Clinton has tap-danced around the issue, particularly since her views may not be in line with that of her former boss. Her closest advisers point out that she often had a more hawkish approach to international relations than many in her party, including Obama, but delving into such a complex situation on the campaign trail risks putting off voters who are more concerned with the situation at home.

"There is a benefit to the Syria debate not getting too political at this stage," said Ilan Goldenberg, a Clinton adviser who is senior fellow and director of the Middle East Security Program at the Center for a New American Security. "There will be a rigorous process of us evaluating all our options. It's much more deep than what you get on the campaign trail but my instinct is she'll lean further forward."

While Clinton has been one of the most pro-intervention candidates to run for the presidency in 2016, she has not condoned the forceful removal of Syrian President Bashar Assad from power, calling instead for a peaceful handover. In a December debate, she said she supports the establishment of a no-fly zone "to create those safe refuges within Syria." The aim would be "to try to protect people on the ground both from Assad's forces, who are continuing to drop barrel bombs, and from ISIS," she said, using an acronym for the Islamic State group.

"And of course, it has to be de-conflicted with the Russians, who are also flying in that space," she added.

But Clinton dodged a question about whether failure to take more assertive action in Syria damaged American credibility, saying at a later debate that, "as commander-in-chief, you have to be constantly evaluating the decisions you have to make."

The type of intervention that many had envisioned – targeting key installments belonging to Assad's government after it was found to be using chemical weapons in 2013 – never came to fruition. Appetite for intervention of any kind was especially low after the vastly unpopular U.S.-led invasion of Iraq, and Washington was still reeling from the 2012 attack on the U.S. consulate in Benghazi, Libya, that killed four Americans, including Ambassador Chris Stevens. Clinton has been forced to answer inquiries over the security failures leading to that attack.

Clinton "was very sobered by the Libya experience," Ford said. "She absolutely understood, back in 2012, the need for a more muscular approach [in Syria]. I never ever heard her say we need to send in the U.S. military," he added. "But she thought there were people on the ground who we could help."

When it came time for action in Syria, Obama opted to help moderate rebel forces and, a year later, launched airstrikes to target the Islamic State group. Obama and Secretary of State John Kerry have also supported a military partnership with Russia to limit a U.S. expansionary role in Syria for years to come.

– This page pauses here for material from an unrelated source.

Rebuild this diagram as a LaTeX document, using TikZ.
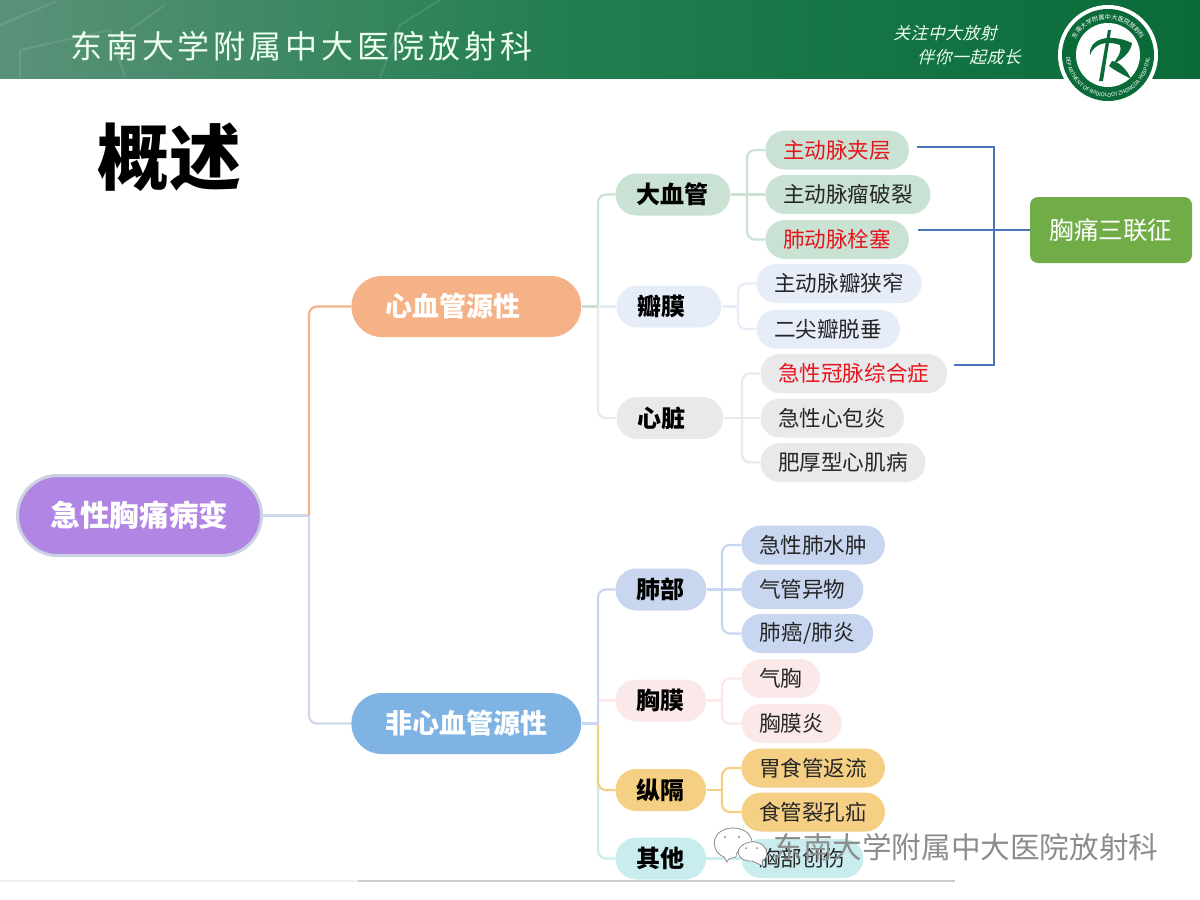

Trump does not often address the Syria conflict, but he's repeatedly blamed the Obama administration for the rise of the Islamic State group, which in 2014 took over a third of Syria and Iraq, though much of that territory has since been re-claimed. This month, he accused Obama of being the "founder of ISIS," adding, "I would say the co-founder would be crooked Hillary Clinton."

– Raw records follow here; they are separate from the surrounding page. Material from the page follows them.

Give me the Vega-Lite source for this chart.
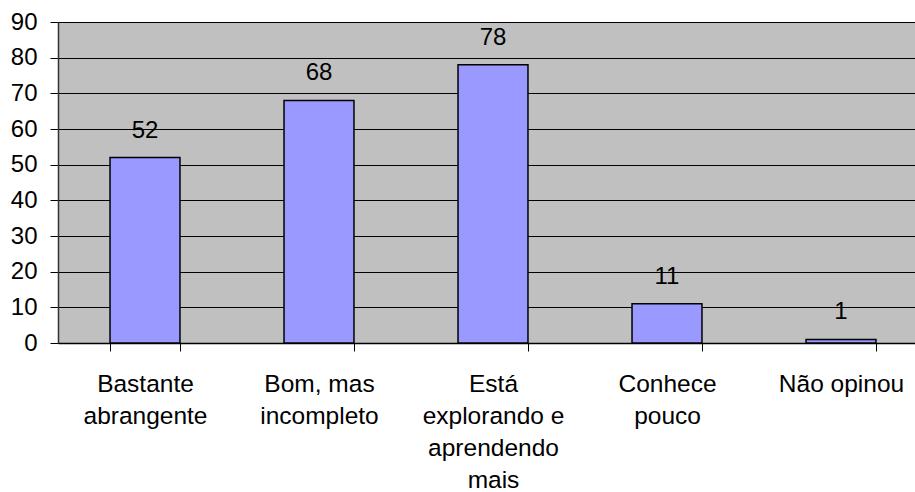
{
  "$schema": "https://vega.github.io/schema/vega-lite/v6.json",
  "autosize": {"type": "none"},
  "width": 857,
  "height": 321,
  "padding": {"left": 58, "top": 22, "right": 0, "bottom": 149},
  "background": "white",
  "config": {
    "font": "Liberation Sans",
    "view": {"fill": "#c0c0c0", "stroke": "#808080", "strokeWidth": 1}
  },
  "data": {
    "values": [
      {"categoria": "Bastante|abrangente", "valor": 52},
      {"categoria": "Bom, mas|incompleto", "valor": 68},
      {"categoria": "Está|explorando e|aprendendo|mais", "valor": 78},
      {"categoria": "Conhece|pouco", "valor": 11},
      {"categoria": "Não opinou", "valor": 1}
    ]
  },
  "encoding": {
    "x": {
      "field": "categoria",
      "type": "nominal",
      "sort": null,
      "scale": {"range": [0, 870], "paddingInner": 0.598, "paddingOuter": 0.299},
      "axis": {
        "title": null,
        "labelAngle": 0,
        "labelExpr": "split(datum.label, '|')",
        "labelFontSize": 24.5,
        "labelColor": "black",
        "labelLineHeight": 32,
        "labelPadding": 21,
        "labelBaseline": "top",
        "tickBand": "extent",
        "tickSize": 8,
        "tickColor": "black",
        "domainColor": "black",
        "domainWidth": 1.5,
        "grid": false
      }
    },
    "y": {
      "field": "valor",
      "type": "quantitative",
      "scale": {"domain": [0, 90], "nice": false},
      "axis": {
        "title": null,
        "values": [0, 10, 20, 30, 40, 50, 60, 70, 80, 90],
        "labelFontSize": 24,
        "labelColor": "black",
        "labelPadding": 13,
        "tickSize": 8,
        "tickColor": "black",
        "domainColor": "#333333",
        "domainWidth": 1.5,
        "grid": true,
        "gridColor": "black",
        "gridWidth": 1,
        "gridOpacity": 1
      }
    }
  },
  "layer": [
    {
      "mark": {"type": "bar", "fill": "#9999ff", "stroke": "black", "strokeWidth": 1.5}
    },
    {
      "mark": {"type": "text", "fontSize": 24, "color": "black", "baseline": "alphabetic", "dy": -20},
      "encoding": {"text": {"field": "valor", "type": "quantitative"}}
    }
  ]
}
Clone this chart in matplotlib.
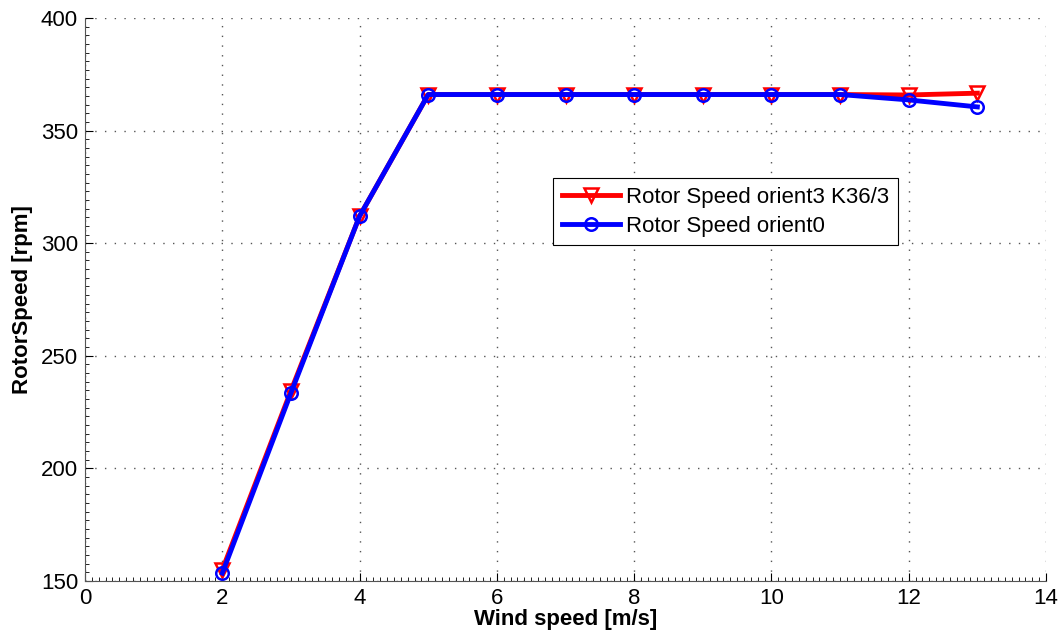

Trump has said that he doesn't think Assad is the biggest problem in Syria, and has called for the establishment of safe zones inside Syria for refugees so they don't have to flee the country.

Outside observers caution against expecting too much in Clinton's ability to turn this conflict around, saying that any future action is too little, too late.

Joe Macaron, a policy analyst at Arab Center Washington DC, warns that "the Syrian opposition's bet on a Hillary presidency might be a rerun of weighing its options in 2011 and 2012 on the expectation of a U.S. intervention under Obama."